-- START RECORDED DATA --

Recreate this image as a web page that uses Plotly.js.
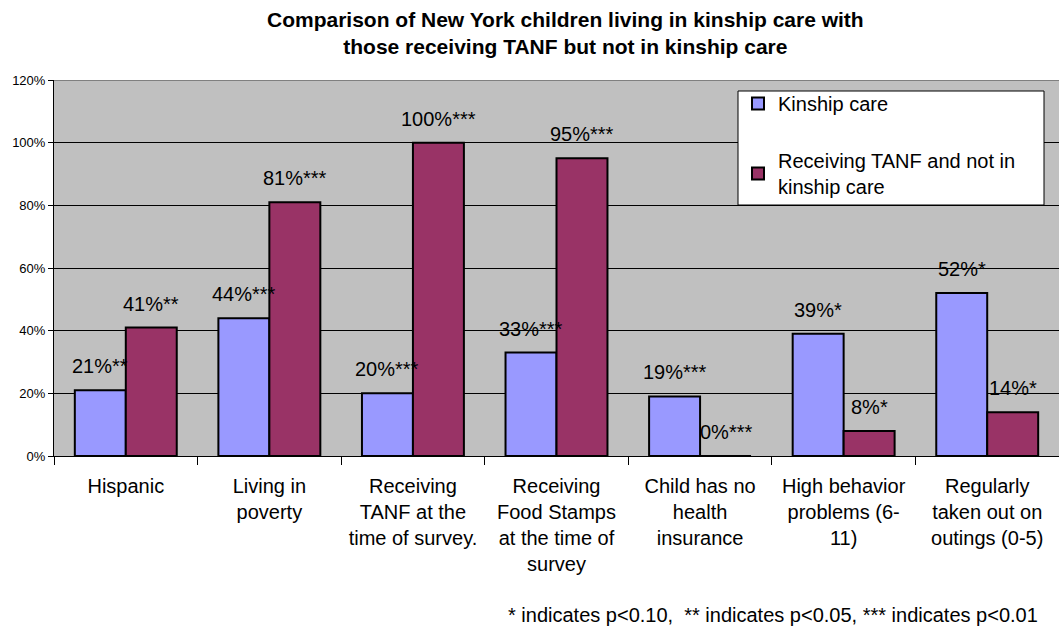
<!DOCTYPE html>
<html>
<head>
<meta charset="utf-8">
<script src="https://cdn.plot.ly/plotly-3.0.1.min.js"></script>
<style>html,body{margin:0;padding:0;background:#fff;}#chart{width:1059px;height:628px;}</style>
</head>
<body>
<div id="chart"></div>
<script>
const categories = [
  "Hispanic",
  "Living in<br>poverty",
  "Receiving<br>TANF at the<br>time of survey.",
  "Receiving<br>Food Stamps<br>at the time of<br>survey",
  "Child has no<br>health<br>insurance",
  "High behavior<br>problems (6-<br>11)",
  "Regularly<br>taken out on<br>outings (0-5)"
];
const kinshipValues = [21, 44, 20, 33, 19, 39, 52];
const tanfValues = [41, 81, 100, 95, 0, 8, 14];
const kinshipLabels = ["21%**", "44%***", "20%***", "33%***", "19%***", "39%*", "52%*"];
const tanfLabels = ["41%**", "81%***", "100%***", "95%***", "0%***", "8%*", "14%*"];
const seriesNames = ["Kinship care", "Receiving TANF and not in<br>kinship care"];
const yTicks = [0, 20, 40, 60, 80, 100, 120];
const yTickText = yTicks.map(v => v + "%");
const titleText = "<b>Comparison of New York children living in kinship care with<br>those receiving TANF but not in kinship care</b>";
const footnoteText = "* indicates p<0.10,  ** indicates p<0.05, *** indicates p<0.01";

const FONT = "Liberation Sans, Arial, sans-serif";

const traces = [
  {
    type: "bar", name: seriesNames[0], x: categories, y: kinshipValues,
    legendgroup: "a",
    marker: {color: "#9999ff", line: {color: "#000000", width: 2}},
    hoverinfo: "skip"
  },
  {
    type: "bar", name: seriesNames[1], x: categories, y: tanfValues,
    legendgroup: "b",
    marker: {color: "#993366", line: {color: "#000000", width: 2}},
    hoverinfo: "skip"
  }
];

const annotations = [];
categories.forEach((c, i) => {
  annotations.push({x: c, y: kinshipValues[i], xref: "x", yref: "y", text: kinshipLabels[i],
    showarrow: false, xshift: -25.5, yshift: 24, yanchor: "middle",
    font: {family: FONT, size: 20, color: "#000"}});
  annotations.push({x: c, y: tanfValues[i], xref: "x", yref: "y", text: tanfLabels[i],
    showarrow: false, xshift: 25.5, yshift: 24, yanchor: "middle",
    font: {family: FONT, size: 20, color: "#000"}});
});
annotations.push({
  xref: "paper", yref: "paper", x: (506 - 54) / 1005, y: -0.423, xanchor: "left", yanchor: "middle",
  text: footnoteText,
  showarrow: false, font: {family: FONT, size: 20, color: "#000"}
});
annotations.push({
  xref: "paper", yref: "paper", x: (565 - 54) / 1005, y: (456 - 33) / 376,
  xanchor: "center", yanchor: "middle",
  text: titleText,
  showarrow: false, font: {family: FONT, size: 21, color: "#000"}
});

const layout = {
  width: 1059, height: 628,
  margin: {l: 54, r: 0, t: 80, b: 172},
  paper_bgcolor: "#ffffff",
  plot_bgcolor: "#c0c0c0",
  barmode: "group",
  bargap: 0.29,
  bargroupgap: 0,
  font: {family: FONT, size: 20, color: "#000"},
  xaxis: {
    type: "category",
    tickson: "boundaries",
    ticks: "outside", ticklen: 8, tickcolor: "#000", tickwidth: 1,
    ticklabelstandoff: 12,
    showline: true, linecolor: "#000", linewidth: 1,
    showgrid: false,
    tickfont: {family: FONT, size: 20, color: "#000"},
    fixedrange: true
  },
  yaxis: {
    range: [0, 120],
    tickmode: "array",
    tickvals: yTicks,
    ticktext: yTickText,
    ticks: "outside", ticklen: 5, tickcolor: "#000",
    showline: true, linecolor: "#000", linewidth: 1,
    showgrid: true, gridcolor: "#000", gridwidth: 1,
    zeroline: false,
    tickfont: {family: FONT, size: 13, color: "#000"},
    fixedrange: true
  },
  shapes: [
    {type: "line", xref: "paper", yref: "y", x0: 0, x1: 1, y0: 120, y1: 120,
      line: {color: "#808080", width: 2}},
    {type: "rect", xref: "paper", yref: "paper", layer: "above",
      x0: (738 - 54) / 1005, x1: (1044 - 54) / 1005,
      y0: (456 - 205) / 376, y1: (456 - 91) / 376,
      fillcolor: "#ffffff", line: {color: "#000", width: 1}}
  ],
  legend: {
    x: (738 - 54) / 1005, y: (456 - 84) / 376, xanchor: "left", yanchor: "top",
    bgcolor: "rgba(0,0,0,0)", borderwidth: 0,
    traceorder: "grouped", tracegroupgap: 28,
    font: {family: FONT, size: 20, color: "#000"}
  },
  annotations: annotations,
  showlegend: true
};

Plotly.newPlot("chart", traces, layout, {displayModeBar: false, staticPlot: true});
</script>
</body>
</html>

-- END RECORDED DATA --

WRITTEN TASK: Print the whole listing above once more, word for word, without its pictures.

TASK ANSWER:
Recreate this image as a web page that uses Plotly.js.
<!DOCTYPE html>
<html>
<head>
<meta charset="utf-8">
<script src="https://cdn.plot.ly/plotly-3.0.1.min.js"></script>
<style>html,body{margin:0;padding:0;background:#fff;}#chart{width:1059px;height:628px;}</style>
</head>
<body>
<div id="chart"></div>
<script>
const categories = [
  "Hispanic",
  "Living in<br>poverty",
  "Receiving<br>TANF at the<br>time of survey.",
  "Receiving<br>Food Stamps<br>at the time of<br>survey",
  "Child has no<br>health<br>insurance",
  "High behavior<br>problems (6-<br>11)",
  "Regularly<br>taken out on<br>outings (0-5)"
];
const kinshipValues = [21, 44, 20, 33, 19, 39, 52];
const tanfValues = [41, 81, 100, 95, 0, 8, 14];
const kinshipLabels = ["21%**", "44%***", "20%***", "33%***", "19%***", "39%*", "52%*"];
const tanfLabels = ["41%**", "81%***", "100%***", "95%***", "0%***", "8%*", "14%*"];
const seriesNames = ["Kinship care", "Receiving TANF and not in<br>kinship care"];
const yTicks = [0, 20, 40, 60, 80, 100, 120];
const yTickText = yTicks.map(v => v + "%");
const titleText = "<b>Comparison of New York children living in kinship care with<br>those receiving TANF but not in kinship care</b>";
const footnoteText = "* indicates p<0.10,  ** indicates p<0.05, *** indicates p<0.01";

const FONT = "Liberation Sans, Arial, sans-serif";

const traces = [
  {
    type: "bar", name: seriesNames[0], x: categories, y: kinshipValues,
    legendgroup: "a",
    marker: {color: "#9999ff", line: {color: "#000000", width: 2}},
    hoverinfo: "skip"
  },
  {
    type: "bar", name: seriesNames[1], x: categories, y: tanfValues,
    legendgroup: "b",
    marker: {color: "#993366", line: {color: "#000000", width: 2}},
    hoverinfo: "skip"
  }
];

const annotations = [];
categories.forEach((c, i) => {
  annotations.push({x: c, y: kinshipValues[i], xref: "x", yref: "y", text: kinshipLabels[i],
    showarrow: false, xshift: -25.5, yshift: 24, yanchor: "middle",
    font: {family: FONT, size: 20, color: "#000"}});
  annotations.push({x: c, y: tanfValues[i], xref: "x", yref: "y", text: tanfLabels[i],
    showarrow: false, xshift: 25.5, yshift: 24, yanchor: "middle",
    font: {family: FONT, size: 20, color: "#000"}});
});
annotations.push({
  xref: "paper", yref: "paper", x: (506 - 54) / 1005, y: -0.423, xanchor: "left", yanchor: "middle",
  text: footnoteText,
  showarrow: false, font: {family: FONT, size: 20, color: "#000"}
});
annotations.push({
  xref: "paper", yref: "paper", x: (565 - 54) / 1005, y: (456 - 33) / 376,
  xanchor: "center", yanchor: "middle",
  text: titleText,
  showarrow: false, font: {family: FONT, size: 21, color: "#000"}
});

const layout = {
  width: 1059, height: 628,
  margin: {l: 54, r: 0, t: 80, b: 172},
  paper_bgcolor: "#ffffff",
  plot_bgcolor: "#c0c0c0",
  barmode: "group",
  bargap: 0.29,
  bargroupgap: 0,
  font: {family: FONT, size: 20, color: "#000"},
  xaxis: {
    type: "category",
    tickson: "boundaries",
    ticks: "outside", ticklen: 8, tickcolor: "#000", tickwidth: 1,
    ticklabelstandoff: 12,
    showline: true, linecolor: "#000", linewidth: 1,
    showgrid: false,
    tickfont: {family: FONT, size: 20, color: "#000"},
    fixedrange: true
  },
  yaxis: {
    range: [0, 120],
    tickmode: "array",
    tickvals: yTicks,
    ticktext: yTickText,
    ticks: "outside", ticklen: 5, tickcolor: "#000",
    showline: true, linecolor: "#000", linewidth: 1,
    showgrid: true, gridcolor: "#000", gridwidth: 1,
    zeroline: false,
    tickfont: {family: FONT, size: 13, color: "#000"},
    fixedrange: true
  },
  shapes: [
    {type: "line", xref: "paper", yref: "y", x0: 0, x1: 1, y0: 120, y1: 120,
      line: {color: "#808080", width: 2}},
    {type: "rect", xref: "paper", yref: "paper", layer: "above",
      x0: (738 - 54) / 1005, x1: (1044 - 54) / 1005,
      y0: (456 - 205) / 376, y1: (456 - 91) / 376,
      fillcolor: "#ffffff", line: {color: "#000", width: 1}}
  ],
  legend: {
    x: (738 - 54) / 1005, y: (456 - 84) / 376, xanchor: "left", yanchor: "top",
    bgcolor: "rgba(0,0,0,0)", borderwidth: 0,
    traceorder: "grouped", tracegroupgap: 28,
    font: {family: FONT, size: 20, color: "#000"}
  },
  annotations: annotations,
  showlegend: true
};

Plotly.newPlot("chart", traces, layout, {displayModeBar: false, staticPlot: true});
</script>
</body>
</html>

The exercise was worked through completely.